* **PROBLEM DESCRIPTION**:
Reproduce all the lines below exactly and omit the images.

* **DATASET EXCERPT**:

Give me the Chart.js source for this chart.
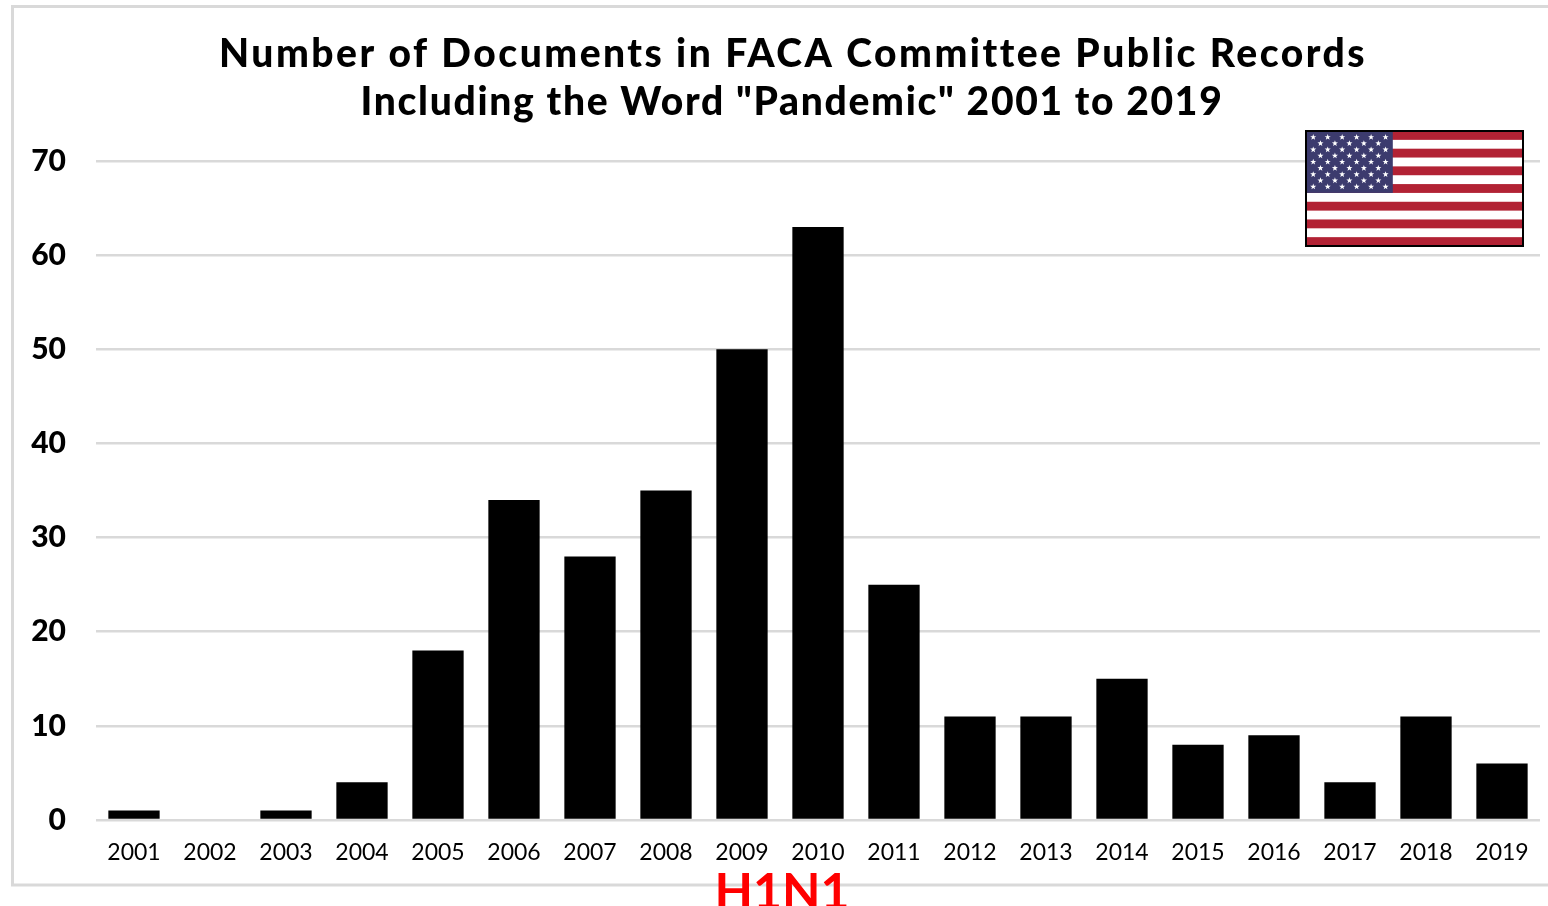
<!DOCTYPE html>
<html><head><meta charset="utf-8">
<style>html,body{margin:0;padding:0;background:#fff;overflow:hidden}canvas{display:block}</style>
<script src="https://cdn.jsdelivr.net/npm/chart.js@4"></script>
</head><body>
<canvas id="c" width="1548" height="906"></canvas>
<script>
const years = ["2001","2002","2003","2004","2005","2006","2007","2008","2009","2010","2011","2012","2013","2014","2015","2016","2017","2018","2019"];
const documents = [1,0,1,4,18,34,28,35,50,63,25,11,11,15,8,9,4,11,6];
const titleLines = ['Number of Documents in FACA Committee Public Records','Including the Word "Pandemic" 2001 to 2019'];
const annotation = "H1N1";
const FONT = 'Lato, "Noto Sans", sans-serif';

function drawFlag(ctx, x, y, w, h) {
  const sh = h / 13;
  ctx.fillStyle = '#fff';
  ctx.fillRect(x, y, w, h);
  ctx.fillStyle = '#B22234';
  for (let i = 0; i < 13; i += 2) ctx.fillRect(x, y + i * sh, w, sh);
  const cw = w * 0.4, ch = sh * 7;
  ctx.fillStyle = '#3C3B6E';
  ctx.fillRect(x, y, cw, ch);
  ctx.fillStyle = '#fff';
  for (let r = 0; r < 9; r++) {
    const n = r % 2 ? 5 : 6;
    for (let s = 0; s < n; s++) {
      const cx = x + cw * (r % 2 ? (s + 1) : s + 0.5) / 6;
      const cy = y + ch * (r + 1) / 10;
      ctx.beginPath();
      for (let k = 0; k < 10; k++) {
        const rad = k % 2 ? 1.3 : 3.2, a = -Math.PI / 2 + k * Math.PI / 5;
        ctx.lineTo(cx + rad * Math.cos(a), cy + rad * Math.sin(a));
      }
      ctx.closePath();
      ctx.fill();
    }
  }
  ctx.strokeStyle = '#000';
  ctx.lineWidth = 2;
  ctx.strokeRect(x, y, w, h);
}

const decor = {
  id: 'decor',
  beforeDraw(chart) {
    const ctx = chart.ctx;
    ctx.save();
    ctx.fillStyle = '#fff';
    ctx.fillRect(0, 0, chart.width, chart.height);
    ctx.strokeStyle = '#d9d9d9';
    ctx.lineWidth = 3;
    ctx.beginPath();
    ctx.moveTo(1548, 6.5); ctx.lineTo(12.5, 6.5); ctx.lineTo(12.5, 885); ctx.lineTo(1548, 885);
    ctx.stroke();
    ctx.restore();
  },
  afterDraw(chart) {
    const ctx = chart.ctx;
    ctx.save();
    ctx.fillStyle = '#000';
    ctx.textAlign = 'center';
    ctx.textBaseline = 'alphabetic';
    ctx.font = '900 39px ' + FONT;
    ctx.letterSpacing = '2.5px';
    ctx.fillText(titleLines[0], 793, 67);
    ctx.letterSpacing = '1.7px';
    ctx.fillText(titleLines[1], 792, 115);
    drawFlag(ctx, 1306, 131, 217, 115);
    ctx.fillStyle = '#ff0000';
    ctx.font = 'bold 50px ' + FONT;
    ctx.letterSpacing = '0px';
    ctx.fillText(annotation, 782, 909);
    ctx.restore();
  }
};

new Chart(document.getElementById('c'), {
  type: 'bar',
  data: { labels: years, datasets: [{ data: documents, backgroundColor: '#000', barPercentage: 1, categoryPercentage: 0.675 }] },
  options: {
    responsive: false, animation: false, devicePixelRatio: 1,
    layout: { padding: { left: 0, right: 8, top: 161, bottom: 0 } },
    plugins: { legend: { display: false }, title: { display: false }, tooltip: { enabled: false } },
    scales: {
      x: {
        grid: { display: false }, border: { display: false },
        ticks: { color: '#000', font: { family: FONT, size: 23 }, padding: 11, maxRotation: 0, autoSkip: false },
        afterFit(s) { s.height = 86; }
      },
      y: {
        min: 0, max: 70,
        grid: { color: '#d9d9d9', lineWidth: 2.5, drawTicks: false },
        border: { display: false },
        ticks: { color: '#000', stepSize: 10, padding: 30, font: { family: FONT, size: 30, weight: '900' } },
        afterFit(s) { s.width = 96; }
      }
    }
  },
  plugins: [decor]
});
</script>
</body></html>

* **TASK OUTPUT**:
Give me the Chart.js source for this chart.
<!DOCTYPE html>
<html><head><meta charset="utf-8">
<style>html,body{margin:0;padding:0;background:#fff;overflow:hidden}canvas{display:block}</style>
<script src="https://cdn.jsdelivr.net/npm/chart.js@4"></script>
</head><body>
<canvas id="c" width="1548" height="906"></canvas>
<script>
const years = ["2001","2002","2003","2004","2005","2006","2007","2008","2009","2010","2011","2012","2013","2014","2015","2016","2017","2018","2019"];
const documents = [1,0,1,4,18,34,28,35,50,63,25,11,11,15,8,9,4,11,6];
const titleLines = ['Number of Documents in FACA Committee Public Records','Including the Word "Pandemic" 2001 to 2019'];
const annotation = "H1N1";
const FONT = 'Lato, "Noto Sans", sans-serif';

function drawFlag(ctx, x, y, w, h) {
  const sh = h / 13;
  ctx.fillStyle = '#fff';
  ctx.fillRect(x, y, w, h);
  ctx.fillStyle = '#B22234';
  for (let i = 0; i < 13; i += 2) ctx.fillRect(x, y + i * sh, w, sh);
  const cw = w * 0.4, ch = sh * 7;
  ctx.fillStyle = '#3C3B6E';
  ctx.fillRect(x, y, cw, ch);
  ctx.fillStyle = '#fff';
  for (let r = 0; r < 9; r++) {
    const n = r % 2 ? 5 : 6;
    for (let s = 0; s < n; s++) {
      const cx = x + cw * (r % 2 ? (s + 1) : s + 0.5) / 6;
      const cy = y + ch * (r + 1) / 10;
      ctx.beginPath();
      for (let k = 0; k < 10; k++) {
        const rad = k % 2 ? 1.3 : 3.2, a = -Math.PI / 2 + k * Math.PI / 5;
        ctx.lineTo(cx + rad * Math.cos(a), cy + rad * Math.sin(a));
      }
      ctx.closePath();
      ctx.fill();
    }
  }
  ctx.strokeStyle = '#000';
  ctx.lineWidth = 2;
  ctx.strokeRect(x, y, w, h);
}

const decor = {
  id: 'decor',
  beforeDraw(chart) {
    const ctx = chart.ctx;
    ctx.save();
    ctx.fillStyle = '#fff';
    ctx.fillRect(0, 0, chart.width, chart.height);
    ctx.strokeStyle = '#d9d9d9';
    ctx.lineWidth = 3;
    ctx.beginPath();
    ctx.moveTo(1548, 6.5); ctx.lineTo(12.5, 6.5); ctx.lineTo(12.5, 885); ctx.lineTo(1548, 885);
    ctx.stroke();
    ctx.restore();
  },
  afterDraw(chart) {
    const ctx = chart.ctx;
    ctx.save();
    ctx.fillStyle = '#000';
    ctx.textAlign = 'center';
    ctx.textBaseline = 'alphabetic';
    ctx.font = '900 39px ' + FONT;
    ctx.letterSpacing = '2.5px';
    ctx.fillText(titleLines[0], 793, 67);
    ctx.letterSpacing = '1.7px';
    ctx.fillText(titleLines[1], 792, 115);
    drawFlag(ctx, 1306, 131, 217, 115);
    ctx.fillStyle = '#ff0000';
    ctx.font = 'bold 50px ' + FONT;
    ctx.letterSpacing = '0px';
    ctx.fillText(annotation, 782, 909);
    ctx.restore();
  }
};

new Chart(document.getElementById('c'), {
  type: 'bar',
  data: { labels: years, datasets: [{ data: documents, backgroundColor: '#000', barPercentage: 1, categoryPercentage: 0.675 }] },
  options: {
    responsive: false, animation: false, devicePixelRatio: 1,
    layout: { padding: { left: 0, right: 8, top: 161, bottom: 0 } },
    plugins: { legend: { display: false }, title: { display: false }, tooltip: { enabled: false } },
    scales: {
      x: {
        grid: { display: false }, border: { display: false },
        ticks: { color: '#000', font: { family: FONT, size: 23 }, padding: 11, maxRotation: 0, autoSkip: false },
        afterFit(s) { s.height = 86; }
      },
      y: {
        min: 0, max: 70,
        grid: { color: '#d9d9d9', lineWidth: 2.5, drawTicks: false },
        border: { display: false },
        ticks: { color: '#000', stepSize: 10, padding: 30, font: { family: FONT, size: 30, weight: '900' } },
        afterFit(s) { s.width = 96; }
      }
    }
  },
  plugins: [decor]
});
</script>
</body></html>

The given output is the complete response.